§ Job: How many lines in the listing below include the word "drawn"? Reply with the count alone.

§ Information supplied:
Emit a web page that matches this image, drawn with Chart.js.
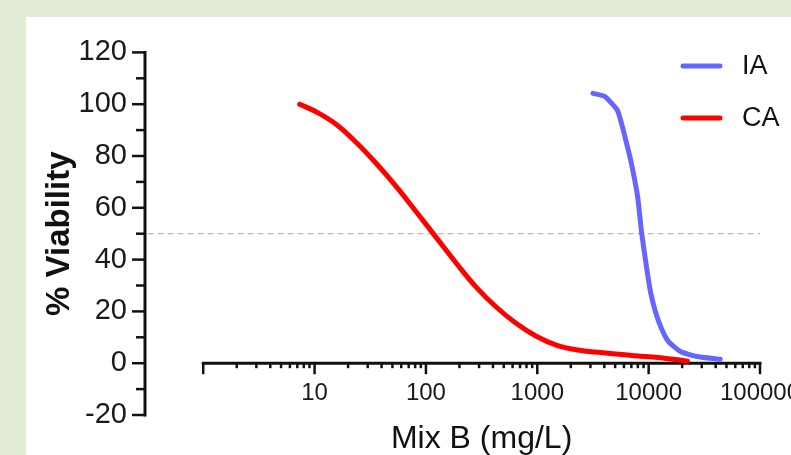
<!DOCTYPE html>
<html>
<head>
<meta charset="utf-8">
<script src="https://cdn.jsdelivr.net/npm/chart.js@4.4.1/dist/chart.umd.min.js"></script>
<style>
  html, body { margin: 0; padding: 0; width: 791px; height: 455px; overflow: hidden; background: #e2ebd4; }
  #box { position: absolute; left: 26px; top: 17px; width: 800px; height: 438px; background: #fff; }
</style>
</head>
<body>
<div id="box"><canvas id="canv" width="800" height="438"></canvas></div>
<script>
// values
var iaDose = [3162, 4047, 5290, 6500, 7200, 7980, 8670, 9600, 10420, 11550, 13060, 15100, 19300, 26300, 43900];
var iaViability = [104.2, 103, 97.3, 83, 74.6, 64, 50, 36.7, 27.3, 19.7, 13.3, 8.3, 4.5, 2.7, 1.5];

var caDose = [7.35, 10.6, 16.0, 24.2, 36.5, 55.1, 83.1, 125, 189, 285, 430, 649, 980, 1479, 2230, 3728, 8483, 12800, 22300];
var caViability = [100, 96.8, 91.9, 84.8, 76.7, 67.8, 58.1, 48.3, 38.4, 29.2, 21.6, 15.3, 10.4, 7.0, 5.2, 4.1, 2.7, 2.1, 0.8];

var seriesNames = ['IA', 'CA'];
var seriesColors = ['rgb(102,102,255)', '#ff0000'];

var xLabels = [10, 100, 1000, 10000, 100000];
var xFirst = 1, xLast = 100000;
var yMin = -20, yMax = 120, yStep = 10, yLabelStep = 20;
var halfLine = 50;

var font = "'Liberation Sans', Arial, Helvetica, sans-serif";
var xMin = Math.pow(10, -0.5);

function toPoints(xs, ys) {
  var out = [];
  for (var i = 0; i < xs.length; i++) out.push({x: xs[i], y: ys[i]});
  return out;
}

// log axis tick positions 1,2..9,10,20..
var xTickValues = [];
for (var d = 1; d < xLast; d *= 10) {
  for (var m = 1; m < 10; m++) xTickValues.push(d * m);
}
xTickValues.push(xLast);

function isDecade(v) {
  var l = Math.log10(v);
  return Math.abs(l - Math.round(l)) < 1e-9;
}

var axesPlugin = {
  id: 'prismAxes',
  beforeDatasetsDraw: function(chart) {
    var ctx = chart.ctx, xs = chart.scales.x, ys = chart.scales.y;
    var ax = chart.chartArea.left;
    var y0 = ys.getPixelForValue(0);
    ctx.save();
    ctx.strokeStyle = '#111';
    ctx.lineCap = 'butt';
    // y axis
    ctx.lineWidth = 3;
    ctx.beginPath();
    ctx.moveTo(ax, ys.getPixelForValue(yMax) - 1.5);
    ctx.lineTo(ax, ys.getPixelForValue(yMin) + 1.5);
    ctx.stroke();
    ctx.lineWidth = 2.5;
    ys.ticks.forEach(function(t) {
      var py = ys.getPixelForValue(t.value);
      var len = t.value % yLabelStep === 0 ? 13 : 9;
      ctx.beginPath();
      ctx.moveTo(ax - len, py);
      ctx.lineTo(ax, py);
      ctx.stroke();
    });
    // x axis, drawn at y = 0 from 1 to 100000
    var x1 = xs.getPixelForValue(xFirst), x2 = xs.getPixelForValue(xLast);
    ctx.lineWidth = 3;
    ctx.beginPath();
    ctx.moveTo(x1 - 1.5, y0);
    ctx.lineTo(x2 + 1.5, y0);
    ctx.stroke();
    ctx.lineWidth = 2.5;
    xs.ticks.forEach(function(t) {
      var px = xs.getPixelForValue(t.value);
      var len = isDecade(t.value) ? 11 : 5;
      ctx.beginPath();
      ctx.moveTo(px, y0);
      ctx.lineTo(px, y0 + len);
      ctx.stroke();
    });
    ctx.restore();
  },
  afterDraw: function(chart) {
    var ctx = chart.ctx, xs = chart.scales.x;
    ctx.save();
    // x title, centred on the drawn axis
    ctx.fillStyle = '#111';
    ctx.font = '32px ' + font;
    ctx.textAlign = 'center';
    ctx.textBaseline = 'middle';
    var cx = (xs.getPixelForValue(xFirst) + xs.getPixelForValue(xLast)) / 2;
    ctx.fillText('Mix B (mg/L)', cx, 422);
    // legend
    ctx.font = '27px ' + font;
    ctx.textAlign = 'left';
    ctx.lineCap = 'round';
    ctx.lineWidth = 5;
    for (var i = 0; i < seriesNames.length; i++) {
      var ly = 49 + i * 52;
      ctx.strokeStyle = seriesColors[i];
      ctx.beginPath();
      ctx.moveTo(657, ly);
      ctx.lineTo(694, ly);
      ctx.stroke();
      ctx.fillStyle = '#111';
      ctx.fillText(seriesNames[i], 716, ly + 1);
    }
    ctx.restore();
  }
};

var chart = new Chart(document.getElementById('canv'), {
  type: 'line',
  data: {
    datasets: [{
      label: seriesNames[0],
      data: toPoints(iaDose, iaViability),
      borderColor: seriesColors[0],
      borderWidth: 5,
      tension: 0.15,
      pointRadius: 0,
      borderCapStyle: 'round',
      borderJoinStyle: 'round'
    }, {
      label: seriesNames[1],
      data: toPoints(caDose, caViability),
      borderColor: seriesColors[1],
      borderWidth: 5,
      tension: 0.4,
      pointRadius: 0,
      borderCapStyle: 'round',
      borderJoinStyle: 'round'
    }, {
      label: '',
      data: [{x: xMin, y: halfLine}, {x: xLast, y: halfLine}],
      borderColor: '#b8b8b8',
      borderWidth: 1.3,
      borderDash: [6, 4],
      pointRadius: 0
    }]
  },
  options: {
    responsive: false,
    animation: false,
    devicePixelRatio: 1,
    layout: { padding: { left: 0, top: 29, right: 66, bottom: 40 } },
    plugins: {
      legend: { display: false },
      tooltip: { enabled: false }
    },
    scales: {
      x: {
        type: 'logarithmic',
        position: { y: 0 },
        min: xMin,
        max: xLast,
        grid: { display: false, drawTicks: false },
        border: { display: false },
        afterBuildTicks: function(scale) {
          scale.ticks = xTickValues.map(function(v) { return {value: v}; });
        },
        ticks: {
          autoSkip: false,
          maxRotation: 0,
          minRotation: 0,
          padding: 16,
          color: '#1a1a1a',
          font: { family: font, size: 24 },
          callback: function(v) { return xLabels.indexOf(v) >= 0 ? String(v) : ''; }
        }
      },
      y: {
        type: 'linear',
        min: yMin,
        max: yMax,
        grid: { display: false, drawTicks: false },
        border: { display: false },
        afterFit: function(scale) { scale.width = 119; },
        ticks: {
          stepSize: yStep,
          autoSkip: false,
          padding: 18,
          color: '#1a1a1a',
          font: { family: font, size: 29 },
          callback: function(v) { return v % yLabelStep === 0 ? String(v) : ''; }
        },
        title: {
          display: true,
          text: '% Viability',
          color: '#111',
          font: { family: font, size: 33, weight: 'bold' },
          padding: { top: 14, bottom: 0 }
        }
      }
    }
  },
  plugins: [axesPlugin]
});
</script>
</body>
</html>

§ Output: 3